The integrity of electric power forecasts is a subject close to Koomey's heart. He was part of the team in the mid-1990s that debunked widely circulated projections of power consumption by the internet. Those studies overstated the internet's share of U.S. electricity consumption by at least a factor of 8 and projected it would double in 10 years.
"It turned out to be a bunch of nonsense, but it takes pages and pages of work to debunk an errant sentence," Koomey said.
Now, Koomey sees the same pattern emerging as Digiconomist's data and other estimates weave their way into research reports and news articles, sowing the type of faulty conventional wisdom that could mislead investors.
Take for example the prediction that bitcoin mining's electricity usage will match U.S. power consumption in 2019 — and the world's total appetite by 2020 — if it continues to grow at its current pace. That analysis is based on Digiconomist's estimate and originated in a recent fact sheet by Power Compare, a British website that offers electricity information.
source: Power Compare
According to Koomey, this kind of analysis makes a classic mistake: It projects high growth rates associated with a new technology into the future, resulting in an eye-popping demand forecast.
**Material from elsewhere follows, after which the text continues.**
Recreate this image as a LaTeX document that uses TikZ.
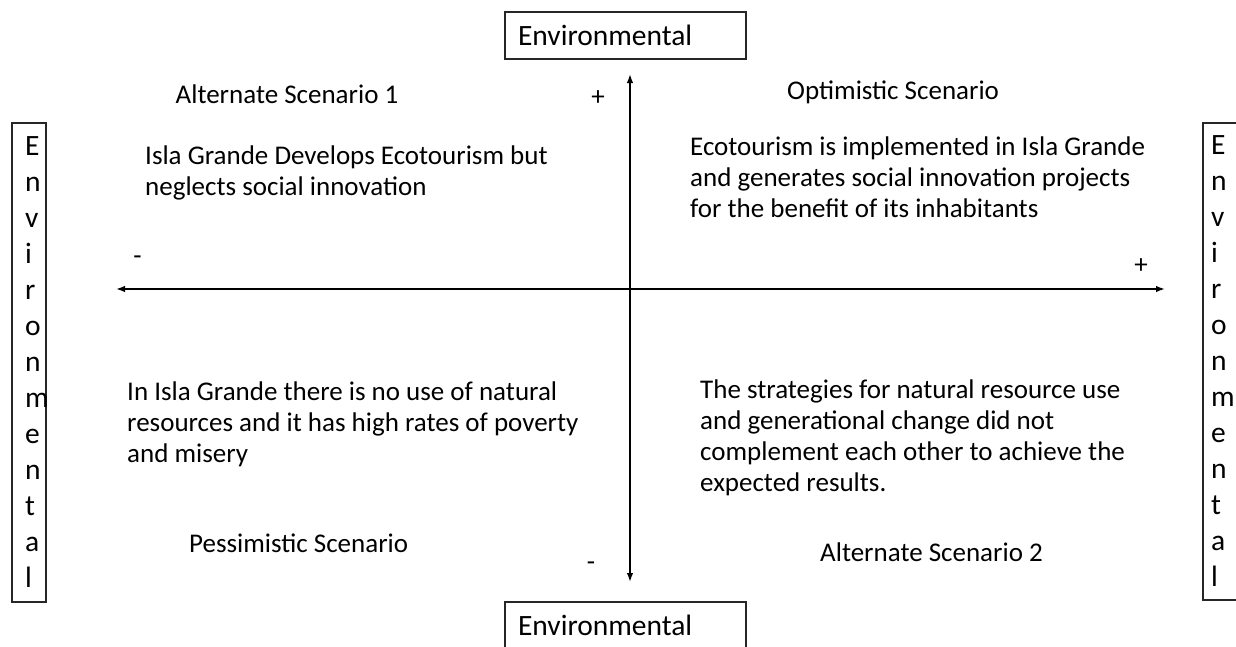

Similar projections were made about internet data traffic and electricity usage from office computers and mobile devices, he notes. Sure enough, their initial growth rates moderated as they scaled up.
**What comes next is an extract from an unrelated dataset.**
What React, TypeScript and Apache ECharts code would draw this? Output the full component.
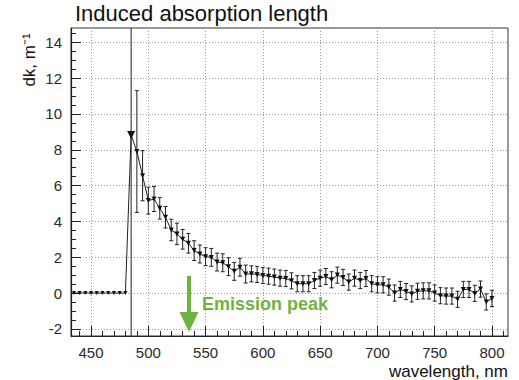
import React, { useEffect, useRef } from 'react';
import * as echarts from 'echarts';

const wavelengths = [
  435, 440, 445, 450, 455, 460, 465, 470, 475, 480,
  485, 490, 495, 500, 505, 510, 515, 520, 525, 530,
  535, 540, 545, 550, 555, 560, 565, 570, 575, 580,
  585, 590, 595, 600, 605, 610, 615, 620, 625, 630,
  635, 640, 645, 650, 655, 660, 665, 670, 675, 680,
  685, 690, 695, 700, 705, 710, 715, 720, 725, 730,
  735, 740, 745, 750, 755, 760, 765, 770, 775, 780,
  785, 790, 795, 800,
];

const dk = [
  0, 0, 0, 0, 0, 0, 0, 0, 0, 0,
  8.83, 7.9, 6.55, 5.16, 5.25, 4.73, 4.23, 3.52, 3.3, 3.0,
  2.78, 2.37, 2.18, 2.03, 1.99, 1.73, 1.69, 1.47, 1.21, 1.44,
  1.06, 1.07, 1.04, 0.98, 0.94, 0.89, 0.83, 0.81, 0.68, 0.52,
  0.52, 0.52, 0.7, 0.83, 0.92, 0.74, 1.0, 0.87, 0.61, 0.83,
  0.7, 0.81, 0.52, 0.46, 0.46, 0.33, 0.0, 0.2, 0.08, -0.05,
  0.1, 0.12, 0.12, 0.0, -0.15, -0.17, -0.17, -0.35, 0.2, 0.2,
  -0.02, 0.22, -0.5, -0.3,
];

const dkErr = [
  0, 0, 0, 0, 0, 0, 0, 0, 0, 0,
  30, 3.4, 1.4, 0.75, 0.7, 0.6, 0.6, 0.6, 0.6, 0.55,
  0.55, 0.55, 0.5, 0.5, 0.5, 0.5, 0.5, 0.5, 0.5, 0.5,
  0.5, 0.45, 0.45, 0.45, 0.45, 0.45, 0.45, 0.45, 0.45, 0.45,
  0.45, 0.45, 0.45, 0.45, 0.45, 0.45, 0.45, 0.45, 0.45, 0.45,
  0.45, 0.45, 0.45, 0.45, 0.45, 0.45, 0.45, 0.45, 0.45, 0.45,
  0.45, 0.45, 0.45, 0.45, 0.45, 0.45, 0.45, 0.45, 0.45, 0.45,
  0.45, 0.45, 0.45, 0.45,
];

const xTickLabels = [450, 500, 550, 600, 650, 700, 750, 800];
const yTickLabels = [-2, 0, 2, 4, 6, 8, 10, 12, 14];

const X_MIN = 432.5;
const X_MAX = 814;
const Y_MIN = -2.4;
const Y_MAX = 14.8;

const emissionPeak = 535.5;

const FONT = '"Liberation Sans", Arial, Helvetica, sans-serif';

export default function App() {
  const ref = useRef<HTMLDivElement>(null);

  useEffect(() => {
    if (!ref.current) return;
    const chart = echarts.init(ref.current, undefined, { renderer: 'svg' });

    const minorX: number[] = [];
    for (let v = 440; v <= 810; v += 10) if (v % 50 !== 0) minorX.push(v);
    const minorY: number[] = [];
    for (let v = -2; v <= 14.5; v += 0.5) if (v % 2 !== 0) minorY.push(v);

    const lineData = wavelengths.map((w, i) => [w, dk[i]]);
    const errData = wavelengths.map((w, i) => [w, dk[i], dkErr[i]]);

    const axisLabelStyle = { color: '#2a2a2a', fontSize: 15, fontFamily: FONT };
    const gridLine = { show: true, lineStyle: { color: '#9a9a9a', width: 1, type: [1, 2] as any } };

    chart.setOption({
      animation: false,
      grid: {
        left: 71,
        top: 28,
        right: 11,
        bottom: 44,
        show: true,
        borderColor: '#333',
        borderWidth: 1,
        backgroundColor: 'transparent',
      },
      xAxis: [
        {
          type: 'value',
          min: X_MIN,
          max: X_MAX,
          position: 'bottom',
          axisLine: { show: true, onZero: false, lineStyle: { color: '#222', width: 1.2 } },
          axisTick: { show: true, inside: true, length: 10, customValues: xTickLabels, lineStyle: { color: '#222' } },
          axisLabel: { show: true, customValues: xTickLabels, margin: 9, ...axisLabelStyle },
          splitLine: gridLine,
          minorTick: { show: false },
        },
        {
          type: 'value',
          min: X_MIN,
          max: X_MAX,
          position: 'bottom',
          axisLine: { show: false, onZero: false },
          axisTick: { show: true, inside: true, length: 5, customValues: minorX, lineStyle: { color: '#222' } },
          axisLabel: { show: false },
          splitLine: { show: false },
        },
      ],
      yAxis: [
        {
          type: 'value',
          min: Y_MIN,
          max: Y_MAX,
          position: 'left',
          axisLine: { show: true, onZero: false, lineStyle: { color: '#222', width: 1.2 } },
          axisTick: { show: true, inside: true, length: 10, customValues: yTickLabels, lineStyle: { color: '#222' } },
          axisLabel: { show: true, customValues: yTickLabels, margin: 9, ...axisLabelStyle },
          splitLine: gridLine,
        },
        {
          type: 'value',
          min: Y_MIN,
          max: Y_MAX,
          position: 'left',
          axisLine: { show: false, onZero: false },
          axisTick: { show: true, inside: true, length: 5, customValues: minorY, lineStyle: { color: '#222' } },
          axisLabel: { show: false },
          splitLine: { show: false },
        },
      ],
      series: [
        {
          type: 'custom',
          xAxisIndex: 0,
          yAxisIndex: 0,
          data: errData,
          z: 2,
          silent: true,
          renderItem: (params: any, api: any) => {
            const x = api.value(0);
            const y = api.value(1);
            const e = api.value(2);
            if (!e) return null;
            const top = api.coord([x, y + e]);
            const bot = api.coord([x, y - e]);
            const cs = params.coordSys;
            const y1 = Math.max(top[1], cs.y);
            const y2 = Math.min(bot[1], cs.y + cs.height);
            const stroke = { stroke: '#222', lineWidth: 1 };
            const children: any[] = [
              { type: 'line', shape: { x1: top[0], y1, x2: top[0], y2 }, style: stroke },
            ];
            if (top[1] >= cs.y) {
              children.push({ type: 'line', shape: { x1: top[0] - 2, y1: top[1], x2: top[0] + 2, y2: top[1] }, style: stroke });
            }
            if (bot[1] <= cs.y + cs.height) {
              children.push({ type: 'line', shape: { x1: bot[0] - 2, y1: bot[1], x2: bot[0] + 2, y2: bot[1] }, style: stroke });
            }
            return { type: 'group', children };
          },
        },
        {
          type: 'line',
          xAxisIndex: 0,
          yAxisIndex: 0,
          data: lineData,
          z: 3,
          symbol: 'triangle',
          symbolRotate: 180,
          symbolSize: (v: number[]) => (v[0] < 485 ? 4 : v[0] === 485 ? 8 : 5),
          itemStyle: { color: '#111' },
          lineStyle: { color: '#222', width: 1 },
          silent: true,
          markLine: {
            silent: true,
            symbol: ['none', 'triangle'],
            symbolSize: [19, 20],
            label: { show: false },
            lineStyle: { color: '#6cb33f', width: 4, type: 'solid' },
            data: [[{ coord: [emissionPeak, 0.96] }, { coord: [emissionPeak, -1.62] }]],
          },
        },
      ],
      graphic: [
        {
          type: 'text',
          left: 75,
          top: 2,
          style: { text: 'Induced absorption length', fontSize: 22, fontFamily: FONT, fill: '#111' },
        },
        {
          type: 'text',
          x: 29,
          y: 60,
          rotation: Math.PI / 2,
          style: {
            text: 'dk, m⁻¹',
            fontSize: 17,
            fontFamily: FONT,
            fill: '#111',
            align: 'center',
            verticalAlign: 'middle',
          },
        },
        {
          type: 'text',
          x: 508,
          y: 371,
          style: {
            text: 'wavelength, nm',
            fontSize: 17,
            fontFamily: FONT,
            fill: '#111',
            align: 'right',
            verticalAlign: 'middle',
          },
        },
        {
          type: 'text',
          x: 202,
          y: 304,
          style: {
            text: 'Emission peak',
            fontSize: 18,
            fontWeight: 'bold',
            fontFamily: FONT,
            fill: '#6cb33f',
            align: 'left',
            verticalAlign: 'middle',
          },
        },
      ],
    });

    return () => chart.dispose();
  }, []);

  return (
    <div
      ref={ref}
      style={{ position: 'fixed', left: 0, top: 0, width: 519, height: 380, background: '#fff' }}
    />
  );
}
De Vries also said the Power Compare forecast based on his estimate is unrealistic.
Still, in the following weeks, the analysis spread quickly. It was featured in a Grist article earlier this month titled "Bitcoin could cost us our clean-energy future" and a week later in a Newsweek story headlined "Bitcoin mining on track to consume all of the world's energy by 2020."
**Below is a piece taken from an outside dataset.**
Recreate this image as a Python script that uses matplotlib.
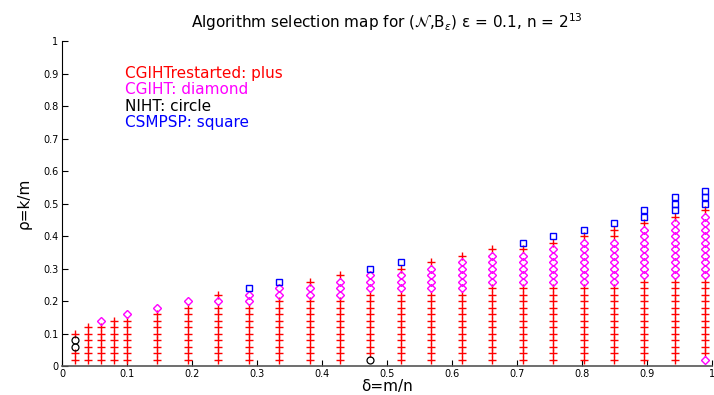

Also last week, financial newsletter The Bear Traps Report cited the analysis speculating that GE's turbine business could benefit as China switches from coal-fired to natural gas generation in part to support cleaner-burning bitcoin mining. However, the financial newsletter did call it an "extreme" case.
Druckenmiller told CNBC last week he doesn't own bitcoin and only trades what he knows, adding, "What I do know is it takes the same amount of energy to do one bitcoin transaction that it takes to power nine homes in the U.S. By 2019 it'll take up half the energy in the United States to run the bitcoin network."
The statistic comparing energy usage by U.S. homes and bitcoin mining also comes from Digiconomist. The other reports also relied heavily on Digiconomist data on top of the Power Compare analysis.
It's not yet clear what will rein in bitcoin's growing energy usage. Researchers say it could be the rise of cryptocurrencies with mining protocols that require less energy, a crash in bitcoin prices, continued efficiency gains as bitcoin scales up or a combination of these and other developments.
It's also possible that bitcoin mining will become less attractive as it becomes less profitable. Currently, bitcoin's coding yields about 12.5 coins every 10 minutes, but that yield falls by half every four years. That means profit margins will get slimmer if mining costs don't fall by 2020, when the next drop is scheduled.
Even if the Digiconomist figures are correct, Koomey notes that power consumption from bitcoin mining would only amount to a fraction of 1 percent of global demand. He and others caution against making leaps about bitcoin's impact on the power sector until verifiable data are available.
"Companies who make big investment decisions based on numbers that are highly uncertain are almost always going to get burned. It's just a mistake to jump to conclusions," Koomey said.